What you have to do >> Copy out all lines that carry the word "chart".

Dataset excerpt >>
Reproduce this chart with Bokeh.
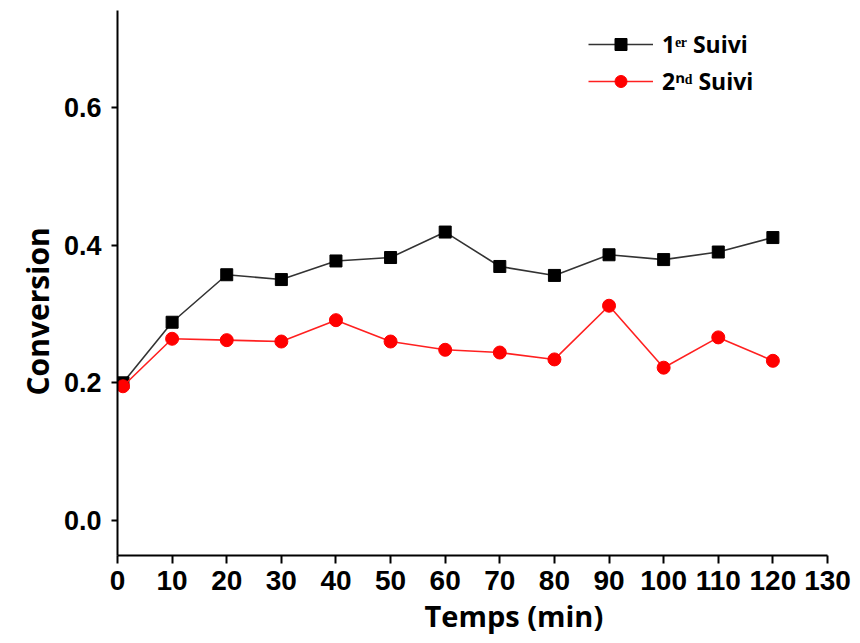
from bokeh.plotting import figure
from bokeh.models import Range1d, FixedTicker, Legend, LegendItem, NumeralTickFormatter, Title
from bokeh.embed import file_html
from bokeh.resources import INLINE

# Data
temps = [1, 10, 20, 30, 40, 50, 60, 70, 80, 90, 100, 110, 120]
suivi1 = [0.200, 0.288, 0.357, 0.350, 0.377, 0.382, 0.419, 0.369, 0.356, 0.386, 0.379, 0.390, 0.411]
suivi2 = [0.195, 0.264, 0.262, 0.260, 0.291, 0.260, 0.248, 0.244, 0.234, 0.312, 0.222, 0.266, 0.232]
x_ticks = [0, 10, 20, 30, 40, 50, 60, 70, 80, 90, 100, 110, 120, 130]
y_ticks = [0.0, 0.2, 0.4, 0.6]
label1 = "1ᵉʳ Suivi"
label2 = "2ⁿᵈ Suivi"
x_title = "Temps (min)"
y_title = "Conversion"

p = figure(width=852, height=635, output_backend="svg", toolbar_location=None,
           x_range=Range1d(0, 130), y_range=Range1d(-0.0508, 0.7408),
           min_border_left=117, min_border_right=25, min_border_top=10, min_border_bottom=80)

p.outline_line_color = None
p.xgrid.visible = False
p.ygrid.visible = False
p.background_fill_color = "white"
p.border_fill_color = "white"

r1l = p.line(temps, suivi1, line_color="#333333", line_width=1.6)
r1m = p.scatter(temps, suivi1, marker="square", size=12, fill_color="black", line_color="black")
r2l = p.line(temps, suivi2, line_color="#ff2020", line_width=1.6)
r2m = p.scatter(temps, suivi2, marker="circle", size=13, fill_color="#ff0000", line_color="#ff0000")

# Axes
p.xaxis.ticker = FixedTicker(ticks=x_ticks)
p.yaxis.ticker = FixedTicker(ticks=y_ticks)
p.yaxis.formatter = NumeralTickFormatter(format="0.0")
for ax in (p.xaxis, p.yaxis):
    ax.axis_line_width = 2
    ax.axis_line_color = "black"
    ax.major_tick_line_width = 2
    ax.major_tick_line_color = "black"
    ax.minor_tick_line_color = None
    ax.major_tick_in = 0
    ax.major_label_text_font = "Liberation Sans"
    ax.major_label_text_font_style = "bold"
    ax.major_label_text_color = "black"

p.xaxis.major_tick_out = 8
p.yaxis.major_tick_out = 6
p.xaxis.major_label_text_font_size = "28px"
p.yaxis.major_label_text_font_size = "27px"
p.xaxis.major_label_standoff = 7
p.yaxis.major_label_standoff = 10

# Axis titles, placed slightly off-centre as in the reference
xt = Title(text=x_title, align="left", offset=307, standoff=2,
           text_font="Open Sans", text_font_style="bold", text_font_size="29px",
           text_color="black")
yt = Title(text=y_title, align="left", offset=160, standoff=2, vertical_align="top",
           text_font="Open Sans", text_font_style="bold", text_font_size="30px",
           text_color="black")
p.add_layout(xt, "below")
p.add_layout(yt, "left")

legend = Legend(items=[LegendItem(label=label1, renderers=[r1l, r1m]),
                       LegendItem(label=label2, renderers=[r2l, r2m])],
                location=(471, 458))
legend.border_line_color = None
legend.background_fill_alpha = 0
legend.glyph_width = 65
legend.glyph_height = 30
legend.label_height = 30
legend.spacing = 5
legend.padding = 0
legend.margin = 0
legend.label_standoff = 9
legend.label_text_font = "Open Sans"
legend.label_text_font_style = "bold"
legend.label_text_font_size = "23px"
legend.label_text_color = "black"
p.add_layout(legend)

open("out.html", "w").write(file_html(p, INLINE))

Correct result >>
Reproduce this chart with Bokeh.

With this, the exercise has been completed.